[Task details] Transcribe the full listing exactly, and drop every picture.

[Source data]
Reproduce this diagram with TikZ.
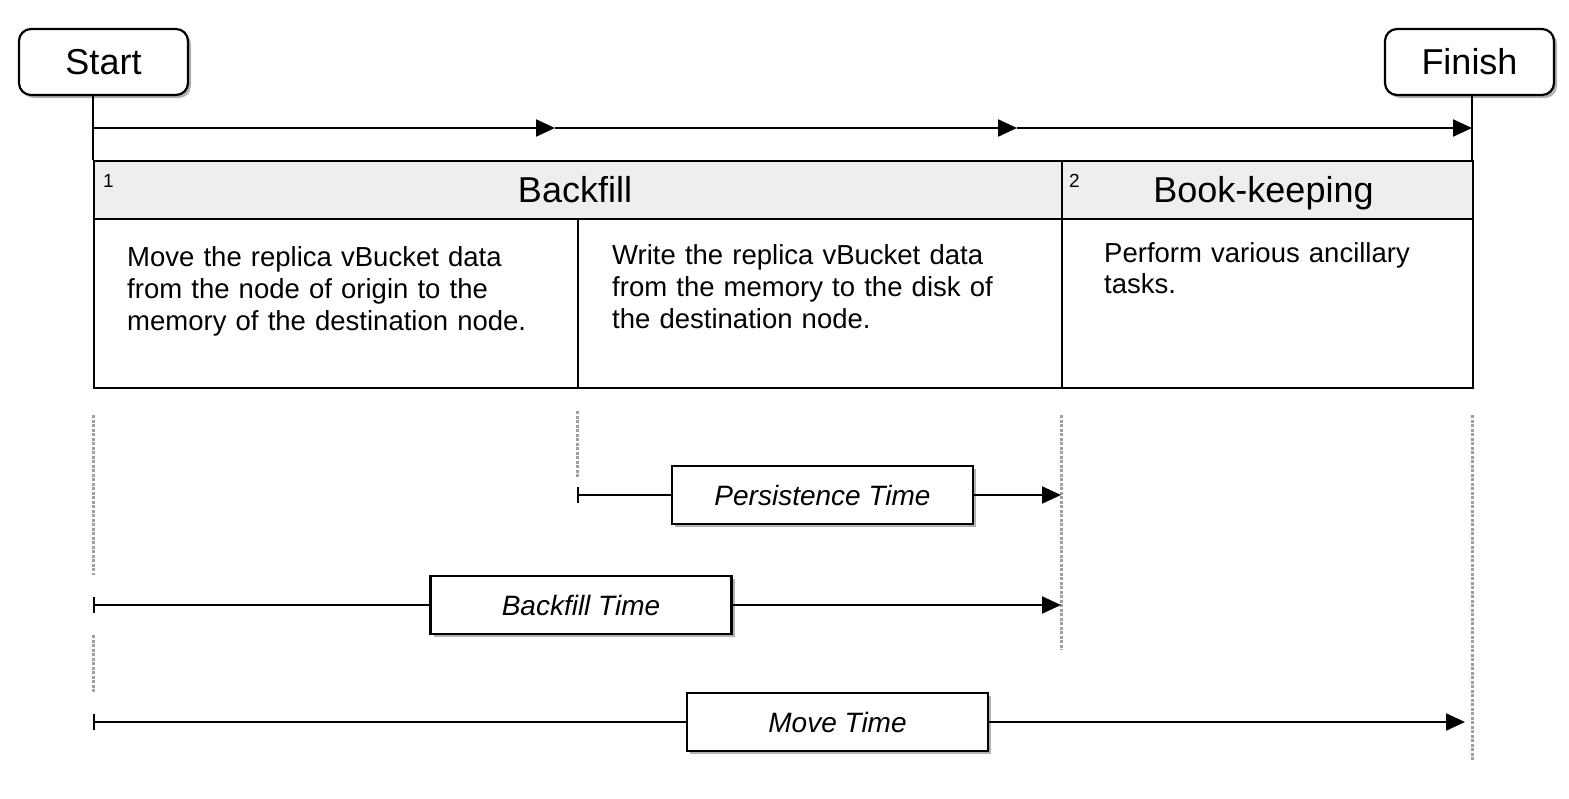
\documentclass[tikz,border=0pt]{standalone}
\usepackage{fontspec}
\setmainfont{Liberation Sans}
\usetikzlibrary{arrows.meta,shadows}
\definecolor{hdr}{HTML}{EEEEEE}
\definecolor{dgray}{HTML}{A0A0A0}
\begin{document}
\begin{tikzpicture}[x=1pt,y=-1pt,
  ln/.style={line width=2.2pt},
  tip/.style={-{Triangle[length=19pt,width=17pt]}},
  tick/.style={{Bar[width=16pt]}-},
  shd/.style={drop shadow={shadow xshift=3pt,shadow yshift=-3pt,fill=black!30,opacity=1}},
  endbox/.style={draw,line width=2.2pt,rounded corners=12pt,fill=white,shd,
     minimum width=169pt,minimum height=66pt,inner sep=0pt,font=\fontsize{36}{42}\selectfont},
  cell/.style={draw,line width=2.2pt,anchor=north west,inner sep=0pt},
  hdrtxt/.style={anchor=base,inner sep=0pt,font=\fontsize{36}{42}\selectfont},
  num/.style={anchor=base west,inner sep=0pt,font=\fontsize{19}{22}\selectfont},
  body/.style={anchor=base west,inner sep=0pt,text width=450pt,align=left,
     font=\fontsize{27.5}{31.8}\selectfont},
  lbl/.style={draw,line width=2.2pt,fill=white,shd,minimum width=301pt,minimum height=58pt,
     inner sep=0pt,font=\fontsize{28}{32}\selectfont\itshape},
  guide/.style={draw=dgray,line width=3pt,dash pattern=on 3pt off 1.5pt}
]
\useasboundingbox (0,0) rectangle (1569,798);

% guides (drawn first, behind)
\coordinate (g1a) at (93,415); \coordinate (g1b) at (93,575);
\coordinate (g1c) at (93,635); \coordinate (g1d) at (93,693);
\coordinate (g2a) at (577,411); \coordinate (g2b) at (577,477);
\coordinate (g3a) at (1061,415); \coordinate (g3b) at (1061,650);
\coordinate (g4a) at (1472,415); \coordinate (g4b) at (1472,760);
\draw[guide] (g1a) -- (g1b);
\draw[guide] (g1c) -- (g1d);
\draw[guide] (g2a) -- (g2b);
\draw[guide] (g3a) -- (g3b);
\draw[guide] (g4a) -- (g4b);

% start / finish
\node[endbox] (start) at (103.5,62) {Start};
\node[endbox] (finish) at (1469.5,62) {Finish};

% table
\node[cell,fill=hdr,minimum width=968pt,minimum height=58pt] (h1) at (93,160) {};
\node[cell,fill=hdr,minimum width=411pt,minimum height=58pt] (h2) at (1061,160) {};
\node[cell,minimum width=484pt,minimum height=169pt] (b1) at (93,218) {};
\node[cell,minimum width=484pt,minimum height=169pt] (b2) at (577,218) {};
\node[cell,minimum width=411pt,minimum height=169pt] (b3) at (1061,218) {};

\node[hdrtxt] (ht1) at (575,202) {Backfill};
\node[hdrtxt] (ht2) at (1263.5,202) {Book-keeping};
\node[num] (n1) at (103,187) {1};
\node[num] (n2) at (1069,187) {2};

\node[body] (bt1) at (127,266.5) {Move the replica vBucket data\\from the node of origin to the\\memory of the destination node.};
\node[body] (bt2) at (612,264.5) {Write the replica vBucket data\\from the memory to the disk of\\the destination node.};
\node[body] (bt3) at (1104,262) {Perform various ancillary\\tasks.};

% top timeline
\coordinate (sb) at (93,96);
\coordinate (st) at (93,160);
\coordinate (fb) at (1472,96);
\coordinate (ft) at (1472,160);
\coordinate (a0) at (93,128);
\coordinate (a1) at (555,128);
\coordinate (a2) at (1017,128);
\coordinate (a3) at (1472,128);
\draw[ln] (sb) -- (st);
\draw[ln] (fb) -- (ft);
\draw[ln,tip] (a0) -- (a1);
\draw[ln,tip] (a1) -- (a2);
\draw[ln,tip] (a2) -- (a3);

% duration rows
\node[lbl] (pt) at (822.5,495) {Persistence Time};
\node[lbl] (bt) at (581,605) {Backfill Time};
\node[lbl] (mt) at (837.5,722) {Move Time};

\coordinate (p0) at (577,495);
\coordinate (p1) at (1061,495);
\coordinate (q0) at (93,605);
\coordinate (q1) at (1061,605);
\coordinate (m0) at (93,722);
\coordinate (m1) at (1465,722);

\draw[ln,tick] (p0) -- (pt.west);
\draw[ln,tip] (pt.east) -- (p1);
\draw[ln,tick] (q0) -- (bt.west);
\draw[ln,tip] (bt.east) -- (q1);
\draw[ln,tick] (m0) -- (mt.west);
\draw[ln,tip] (mt.east) -- (m1);
\end{tikzpicture}
\end{document}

[Response]
Reproduce this diagram with TikZ.
\documentclass[tikz,border=0pt]{standalone}
\usepackage{fontspec}
\setmainfont{Liberation Sans}
\usetikzlibrary{arrows.meta,shadows}
\definecolor{hdr}{HTML}{EEEEEE}
\definecolor{dgray}{HTML}{A0A0A0}
\begin{document}
\begin{tikzpicture}[x=1pt,y=-1pt,
  ln/.style={line width=2.2pt},
  tip/.style={-{Triangle[length=19pt,width=17pt]}},
  tick/.style={{Bar[width=16pt]}-},
  shd/.style={drop shadow={shadow xshift=3pt,shadow yshift=-3pt,fill=black!30,opacity=1}},
  endbox/.style={draw,line width=2.2pt,rounded corners=12pt,fill=white,shd,
     minimum width=169pt,minimum height=66pt,inner sep=0pt,font=\fontsize{36}{42}\selectfont},
  cell/.style={draw,line width=2.2pt,anchor=north west,inner sep=0pt},
  hdrtxt/.style={anchor=base,inner sep=0pt,font=\fontsize{36}{42}\selectfont},
  num/.style={anchor=base west,inner sep=0pt,font=\fontsize{19}{22}\selectfont},
  body/.style={anchor=base west,inner sep=0pt,text width=450pt,align=left,
     font=\fontsize{27.5}{31.8}\selectfont},
  lbl/.style={draw,line width=2.2pt,fill=white,shd,minimum width=301pt,minimum height=58pt,
     inner sep=0pt,font=\fontsize{28}{32}\selectfont\itshape},
  guide/.style={draw=dgray,line width=3pt,dash pattern=on 3pt off 1.5pt}
]
\useasboundingbox (0,0) rectangle (1569,798);

% guides (drawn first, behind)
\coordinate (g1a) at (93,415); \coordinate (g1b) at (93,575);
\coordinate (g1c) at (93,635); \coordinate (g1d) at (93,693);
\coordinate (g2a) at (577,411); \coordinate (g2b) at (577,477);
\coordinate (g3a) at (1061,415); \coordinate (g3b) at (1061,650);
\coordinate (g4a) at (1472,415); \coordinate (g4b) at (1472,760);
\draw[guide] (g1a) -- (g1b);
\draw[guide] (g1c) -- (g1d);
\draw[guide] (g2a) -- (g2b);
\draw[guide] (g3a) -- (g3b);
\draw[guide] (g4a) -- (g4b);

% start / finish
\node[endbox] (start) at (103.5,62) {Start};
\node[endbox] (finish) at (1469.5,62) {Finish};

% table
\node[cell,fill=hdr,minimum width=968pt,minimum height=58pt] (h1) at (93,160) {};
\node[cell,fill=hdr,minimum width=411pt,minimum height=58pt] (h2) at (1061,160) {};
\node[cell,minimum width=484pt,minimum height=169pt] (b1) at (93,218) {};
\node[cell,minimum width=484pt,minimum height=169pt] (b2) at (577,218) {};
\node[cell,minimum width=411pt,minimum height=169pt] (b3) at (1061,218) {};

\node[hdrtxt] (ht1) at (575,202) {Backfill};
\node[hdrtxt] (ht2) at (1263.5,202) {Book-keeping};
\node[num] (n1) at (103,187) {1};
\node[num] (n2) at (1069,187) {2};

\node[body] (bt1) at (127,266.5) {Move the replica vBucket data\\from the node of origin to the\\memory of the destination node.};
\node[body] (bt2) at (612,264.5) {Write the replica vBucket data\\from the memory to the disk of\\the destination node.};
\node[body] (bt3) at (1104,262) {Perform various ancillary\\tasks.};

% top timeline
\coordinate (sb) at (93,96);
\coordinate (st) at (93,160);
\coordinate (fb) at (1472,96);
\coordinate (ft) at (1472,160);
\coordinate (a0) at (93,128);
\coordinate (a1) at (555,128);
\coordinate (a2) at (1017,128);
\coordinate (a3) at (1472,128);
\draw[ln] (sb) -- (st);
\draw[ln] (fb) -- (ft);
\draw[ln,tip] (a0) -- (a1);
\draw[ln,tip] (a1) -- (a2);
\draw[ln,tip] (a2) -- (a3);

% duration rows
\node[lbl] (pt) at (822.5,495) {Persistence Time};
\node[lbl] (bt) at (581,605) {Backfill Time};
\node[lbl] (mt) at (837.5,722) {Move Time};

\coordinate (p0) at (577,495);
\coordinate (p1) at (1061,495);
\coordinate (q0) at (93,605);
\coordinate (q1) at (1061,605);
\coordinate (m0) at (93,722);
\coordinate (m1) at (1465,722);

\draw[ln,tick] (p0) -- (pt.west);
\draw[ln,tip] (pt.east) -- (p1);
\draw[ln,tick] (q0) -- (bt.west);
\draw[ln,tip] (bt.east) -- (q1);
\draw[ln,tick] (m0) -- (mt.west);
\draw[ln,tip] (mt.east) -- (m1);
\end{tikzpicture}
\end{document}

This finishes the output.